The ceremony of flag-raising being over, Governor Brewer said that he had better quit speaking, but loud cries of, “Go on, go on, Governor," encouraged him to resume. He then stepped forward and said that at all times Louisianians have been ready to come forward for the Nation when her life was in jeopardy, and in times that called for great men, Louisiana has always responded to the command of the hour. If one should call the roll, and challenge the world, no list would be complete without the names of Louisiana's unconquered heroes.

Governor Brewer spoke in words of high praise and admiration of General Zachary Taylor, the hero of the Mexican War, a Louisianian, who was on his return to the United States elected President of the United States.

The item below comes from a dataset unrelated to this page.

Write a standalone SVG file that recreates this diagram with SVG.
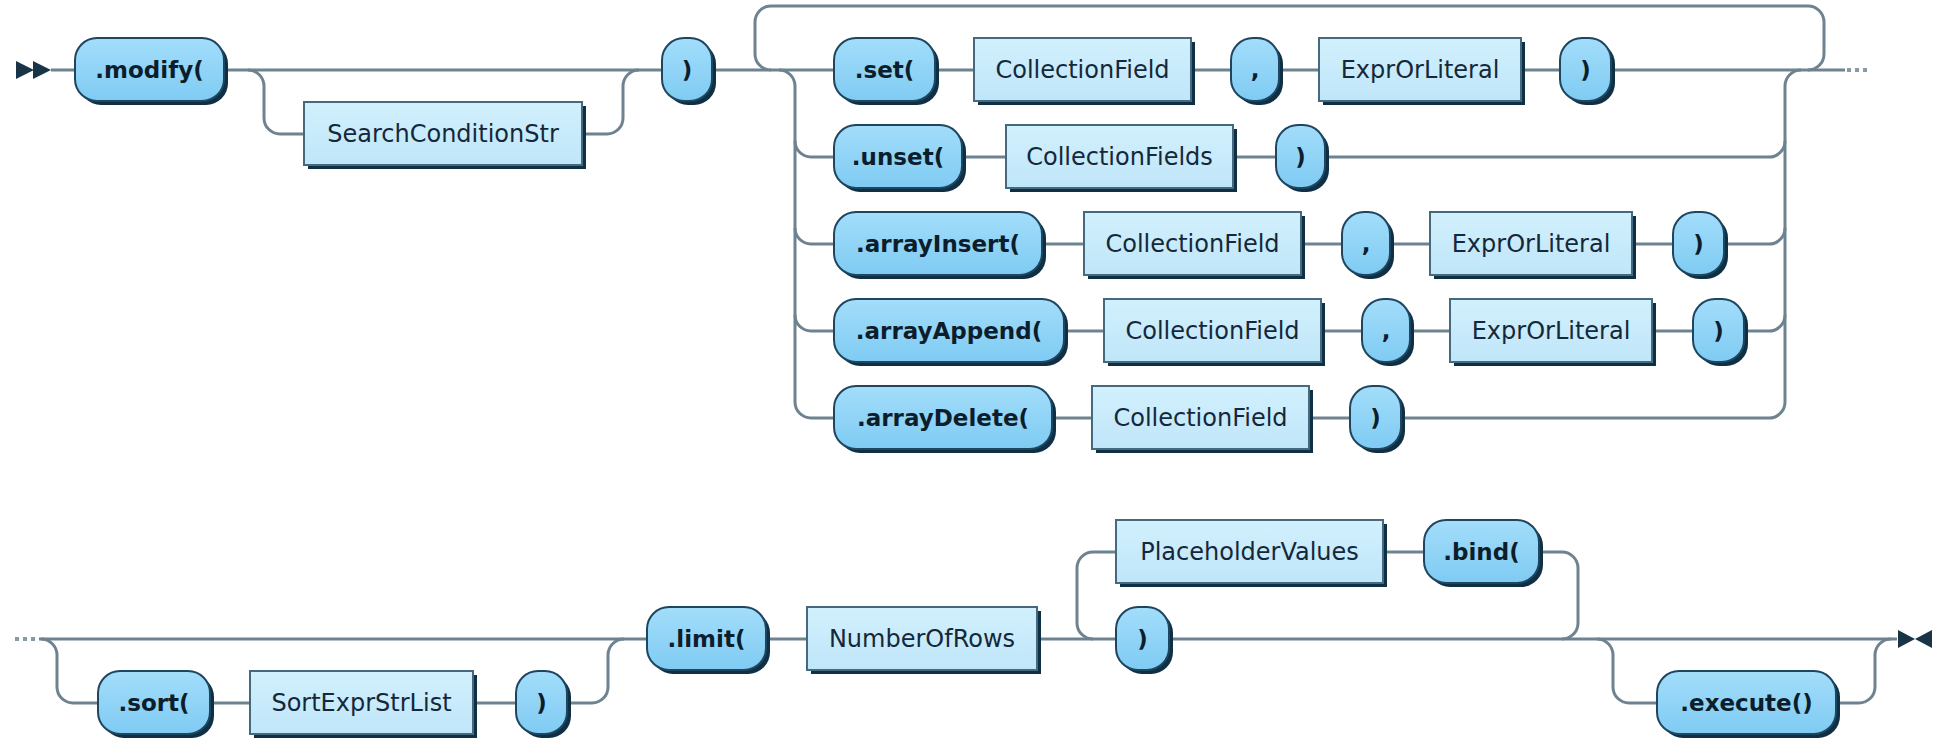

The eloquent visiting Governor next mentioned the part played by troops from Louisiana in the epochal battle of New Orleans in 1815 when the British invaders were totally routed. Louisiana furnished fifty per cent of the soldiers on that memorable occasion.

The Governor then passed on to lauding the patriotic men who took such active part, at the risk of their lives, in the dark days of reconstruction in Louisiana, and who so signally aided to free the State from obnoxious rule, and re-established the government which the people of the State desired.

In these days, when people are dissatisfied with present political plans of the man who promised a downward revision of the tariff, and gave an upward revision; when heresies and “ “isms,” are attempted to be put upon the people, who are falling out with the times, some man from the South, and perhaps from Louisiana, might walk into the Presidency, and pave the way for a higher, better, and more lasting civilization.

Governor Brewer thanked the people for their kind attention in spite of the noise and tumult, and when he retired, there were hearty cheers for the plucky Governor of Mississippi.